WHAT TO WORK ON: Comb the records below for the string "this" and copy each line where it turns up.
══ ENTRIES
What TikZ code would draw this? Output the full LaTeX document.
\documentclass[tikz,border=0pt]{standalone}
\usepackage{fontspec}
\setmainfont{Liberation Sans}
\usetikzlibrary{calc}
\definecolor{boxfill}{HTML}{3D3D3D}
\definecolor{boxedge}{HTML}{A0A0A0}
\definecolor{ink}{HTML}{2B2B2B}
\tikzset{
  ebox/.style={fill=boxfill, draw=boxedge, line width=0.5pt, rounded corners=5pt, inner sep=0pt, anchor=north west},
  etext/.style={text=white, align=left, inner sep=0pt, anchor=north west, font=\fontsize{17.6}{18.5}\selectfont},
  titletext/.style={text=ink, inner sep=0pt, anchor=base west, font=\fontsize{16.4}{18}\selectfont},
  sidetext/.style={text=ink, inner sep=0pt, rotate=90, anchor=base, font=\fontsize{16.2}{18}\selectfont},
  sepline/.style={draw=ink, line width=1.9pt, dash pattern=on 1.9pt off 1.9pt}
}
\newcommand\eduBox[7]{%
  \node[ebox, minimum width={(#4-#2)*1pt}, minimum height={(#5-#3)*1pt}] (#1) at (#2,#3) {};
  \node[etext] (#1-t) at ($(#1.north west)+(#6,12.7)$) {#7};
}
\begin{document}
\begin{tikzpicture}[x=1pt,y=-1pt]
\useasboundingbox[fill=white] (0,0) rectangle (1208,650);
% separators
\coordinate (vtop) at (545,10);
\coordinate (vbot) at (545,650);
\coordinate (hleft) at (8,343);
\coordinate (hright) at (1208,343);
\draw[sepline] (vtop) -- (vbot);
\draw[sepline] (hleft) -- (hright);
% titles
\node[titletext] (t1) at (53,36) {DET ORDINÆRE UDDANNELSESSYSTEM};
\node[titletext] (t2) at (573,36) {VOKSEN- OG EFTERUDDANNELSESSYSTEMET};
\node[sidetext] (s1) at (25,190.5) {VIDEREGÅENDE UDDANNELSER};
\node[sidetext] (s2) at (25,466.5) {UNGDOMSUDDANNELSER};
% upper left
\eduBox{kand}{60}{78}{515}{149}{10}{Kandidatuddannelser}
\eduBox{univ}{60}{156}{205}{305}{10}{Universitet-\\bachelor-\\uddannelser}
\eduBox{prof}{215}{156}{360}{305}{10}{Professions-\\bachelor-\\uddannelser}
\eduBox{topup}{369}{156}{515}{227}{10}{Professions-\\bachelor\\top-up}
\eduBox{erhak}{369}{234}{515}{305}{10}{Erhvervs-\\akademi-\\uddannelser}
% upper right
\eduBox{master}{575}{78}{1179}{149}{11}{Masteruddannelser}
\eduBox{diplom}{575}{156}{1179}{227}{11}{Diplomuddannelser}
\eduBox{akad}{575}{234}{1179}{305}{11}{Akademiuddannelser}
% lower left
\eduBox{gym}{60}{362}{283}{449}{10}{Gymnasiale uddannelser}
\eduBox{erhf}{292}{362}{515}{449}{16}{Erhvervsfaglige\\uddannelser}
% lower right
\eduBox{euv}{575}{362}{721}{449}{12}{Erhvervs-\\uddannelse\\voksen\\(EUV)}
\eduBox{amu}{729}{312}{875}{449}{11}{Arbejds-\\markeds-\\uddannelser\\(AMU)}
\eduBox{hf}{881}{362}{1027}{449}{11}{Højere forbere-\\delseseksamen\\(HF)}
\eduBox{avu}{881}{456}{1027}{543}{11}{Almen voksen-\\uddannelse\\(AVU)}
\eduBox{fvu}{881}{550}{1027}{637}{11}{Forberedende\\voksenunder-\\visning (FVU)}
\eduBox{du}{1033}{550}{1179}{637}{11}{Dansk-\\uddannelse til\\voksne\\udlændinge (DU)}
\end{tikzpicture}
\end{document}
════
══ ENTRIES
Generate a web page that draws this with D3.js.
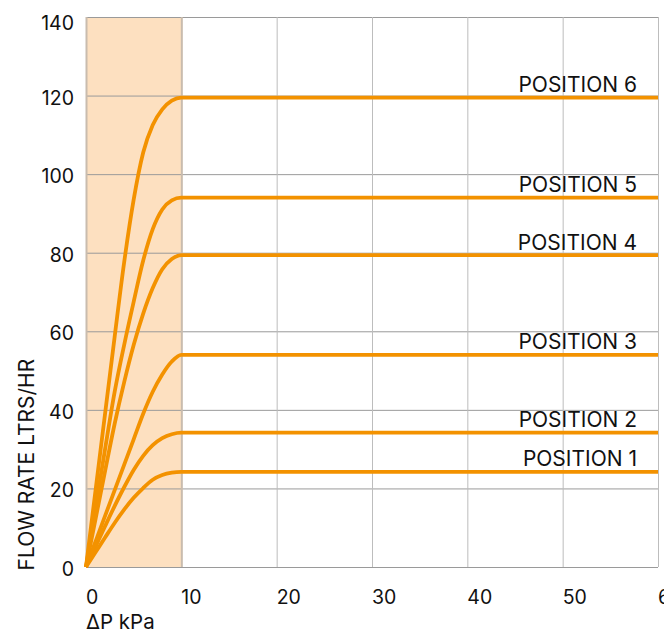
════
RESULT BELOW:
What TikZ code would draw this? Output the full LaTeX document.
Generate a web page that draws this with D3.js.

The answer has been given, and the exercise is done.